Николаю Иртеньеву, главному герою повести, идет шестнадцатый год. Это добрый, умный и чуткий молодой человек, много размышляющий о жизненных ценностях и самосовершенствовании. Одним из источников вдохновения является его дружба с Дмитрием Нехлюдовым, которым Николенька искренне восхищен. Он мечтает об учебе в университете, о добрых поступках и помощи беднякам.

Николай исповедуется духовнику. Он ощущает себя после исповеди счастливым, нравственно переродившимся, готовым к новой жизни человеком. Поздним вечером юноша спохватывается, что не рассказал об одном прегрешении, мучается этим, а утром отправляется в монастырь. Здесь главный герой получает благословение монаха. Теперь его переполняет чувство особой чистоты, но оно быстро исчезает из-за мелких неурядиц.

Николенька решает завести особую тетрадь и записывать туда правила и обязанности, необходимые для определения цели в жизни.

Поступление в университет

Все домашние за исключением старшего брата Володи и гувернера Сен-Жерома уезжают в деревню. Весна и полная свобода расслабляют героя, мешают ему до конца серьезно отнестись к подготовке к экзаменам.

Первым он должен выдержать экзамен по истории. К нему Николай готов и за блестящий ответ получает отличную оценку. Вторым экзаменом была математика. Николенька не подготовил два билета. Ответ на один – по биному Ньютона – ему объясняет Нехлюдов. Николай вытягивает вопрос по второй невыученной теме. Ему удается обменяться темами с другим поступающим. В результате он снова сдает на отлично. Латинский язык младший Иртеньев сдал на самую низшую оценку. Он считает ее незаслуженной, так как ему дали для перевода текст, которого не было в подготовке к экзаменам.

Последнее испытание – закон божий – позади. Николай принимает поздравления в связи с поступлением. Он чувствует себя взрослым. Пробует курить трубку, едет вместе с Нехлюдовым, Володей и его приятелем Дубковым в ресторан отпраздновать свой успех.

Здесь происходит инцидент, о котором Николенька будет вспоминать долгие годы. Выпив несколько бокалов шампанского, он решил прикурить от свечи, стоящей на соседнем столике. Возникает неприятная ссора с незнакомым ему человеком.

Визиты

Перед отъездом в деревню отец попросил Николеньку нанести визиты знакомым. У Валахиных он встречает Сонечку, которую не видел около трех лет. Герой решает, что он влюблен в нее. У Корнаковых герою подсказывают, что его отношение к князю Ивану Ивановичу должно быть обязательно почтительным. Ведь речь идет о наследстве. Семейство Ивиных показывает гостю свою холодность. Князь Иван Иванович кажется Николеньке неискренним, а его ласковость — притворной. Николаю стоило огромного терпения выдержать эти вынужденные беседы. Ему откровенно скучно.

На даче у Нехлюдова

Николай едет погостить на дачу к Нехлюдовым. Здесь он знакомится с матерью, сестрой и тетей Дмитрия. Софья Ивановна (тетя) искренне восхищает героя, он видит ее настоящую деятельную любовь к людям. А вот в Любови Сергеевне, девушке, которая живет в доме у Нехлюдовых, Николенька не видит ничего интересного. Хотя в нее влюблен Дмитрий. На даче герою очень комфортно, потому что отношение к нему серьезное, как ко взрослому.

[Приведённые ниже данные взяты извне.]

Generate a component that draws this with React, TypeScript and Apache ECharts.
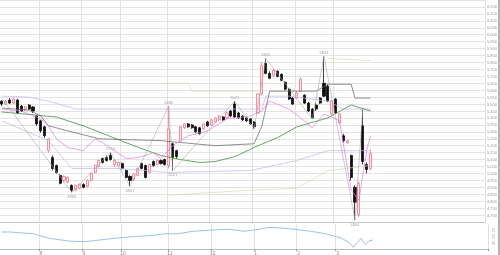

Николеньке очень понравилась младшая сестра Дмитрия – Варенька. Но он заставляет себя вспомнить, что испытывает нежные чувства к Сонечке.

В деревне

Главный герой вместе со старшим братом едет в деревню, куда на летний отдых уехала вся семья. Николенька наслаждается удовольствиями деревенской жизни: природой, плаванием, катанием на лошадях, свежими овощами и фруктами. Его увлекли французские романы. Он занялся музыкой, осваивает нотную грамоту, много играет на фортепиано и надеется, что это умение поможет ему очаровывать барышень.

Соседствует семья Иртеньевых с Епифановыми. Отец начинает ухаживать за дочерью хозяйки соседского имения, Авдотьей Васильевной, а затем объявляет о своей женитьбе на ней.

Первый университетский год

Этот год приносит Николаю много впечатлений: первые влюбленности, которые быстро проходят, первый взрослый бал у Корнаковых, первый студенческий кутеж. Николеньку поразило, что на следующий день после глупого и скучного кутежа все его участники притворялись и рассказывали, как им было весело.

В Москву возвращается отец с молодой женой. Мачеха любит отца, но не желает менять своих привычек. Отец к ней быстро охладел. С остальными членами семьи Авдотья не нашла взаимопонимания.

Дружба с Нехлюдовым продолжается. Николай часто бывает в их доме, чувствует себя здесь очень уютно. Он много общается с Варенькой. Но затем начинает метаться между рассудительным Нехлюдовым и новыми знакомыми – Зухиным и Семеновым. Они привлекли его легкостью, желанием получать от жизни удовольствия. Главному герою с ними интересно. Между Дмитрием и Николаем происходит ссора, и они перестают быть близкими людьми.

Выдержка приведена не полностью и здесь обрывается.